Select a piece of wood slightly wider than the keys and clamp this into a drill press vise at the same angle as the balance rail pin is to the key when half depressed. Set it into the vise as deep as possible so the jaws of the vise provide a cradle for the key.

Select the first group of keys with its attendant gauge pin. Insert the pin into the key cutter, tighten the screws and chuck it into the drill press and check that the keys will fit under it and the cutter will not hit the vise jaws. Set the depth of cut so that the cutter cuts a nice notch in the shallow part of the cut. The guide/gauge pin will center the key (having some free movement) and the cutter will cut out a circular recess in the bottom of the key perfectly centered and sized to receive one of the washers previously cut.

With some hide glue or Titebond TM, put some glue around the edges and flat areas of the cut in the key and snap a washer into the key with the grain running parallel with the sides of the key.

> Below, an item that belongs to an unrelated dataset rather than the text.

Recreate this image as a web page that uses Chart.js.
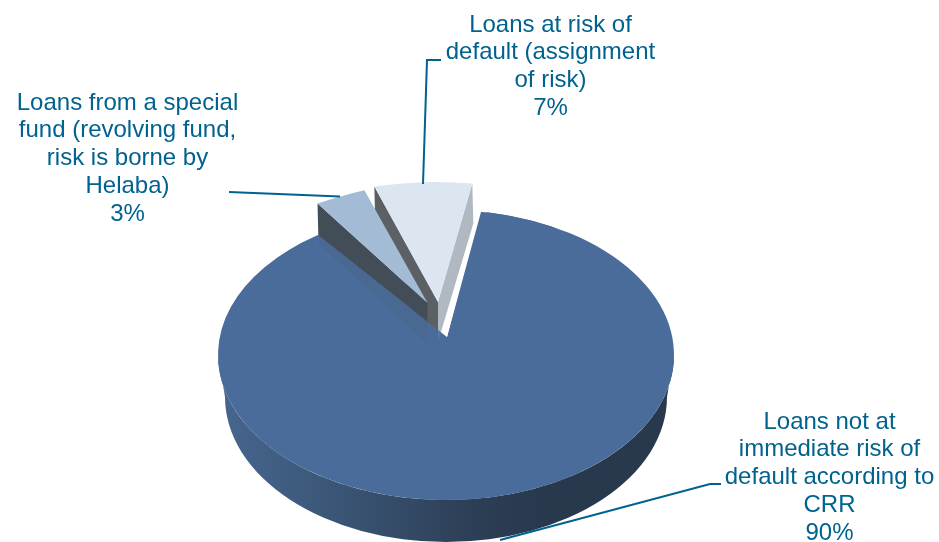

Use a sharp knife or chisel to remove most of the excess material, and a router with a trim bit to finish the sides of the keys to a perfect trim. With a minor setup on a router table, the excess material can be removed to form a perfect bottom for the key.

Ease the new wood until the key slowly returns to rest from a lift of the front with enough weight at the capstan to lift the front of the key to its rest position. A perfect fit, capstans, key fronts and key ends in a nice straight line. If one does happen to be out of line, enlarge the hole and glue on a punching and re-cut the key. No problem.

NOTE: The tool is made so efficiently that its use does not necessitate heavy power equipment or a shop facility in order to effect repairs. All that is needed is a small, tabletop model drill press. In an effort to demonstrate this we offer an event that took place at the Kansas City Convention in 1994.

A hands-on technical class was in operation and keys from action models were used so much that they had become worn passed their usefulness. Ralph was called upon to use his system to restore the balance hole configuration. An available drill press was used and some chisels and sandpaper from Kevin Leary's class. Although this is not the equipment one would want to use on an entire set of keys, it was easily demonstrated that even the most sparse equipment could be utilized to effect repairs with this system.

The May 2003 issue of the Piano Technicians Journal again references this system in the Q & A Rountable. Newton once again noted its superior quality and accuracy, derived from his repeated successful experience with the tool. The following is quoted from that Roundtable discussion:

The advantage of Onesti's system is that you use the pin that fits snugly in the hole and use that pin to guide the cutter. I use the back of the hole as a place to pick up the pin size. I felt, with my limited vision, that Onesti's system would be more foolproof.

Newton Hunt's untimely passing in November of 2002 has left a void in our profession. His dedication and contributions to our industry will long be remembered.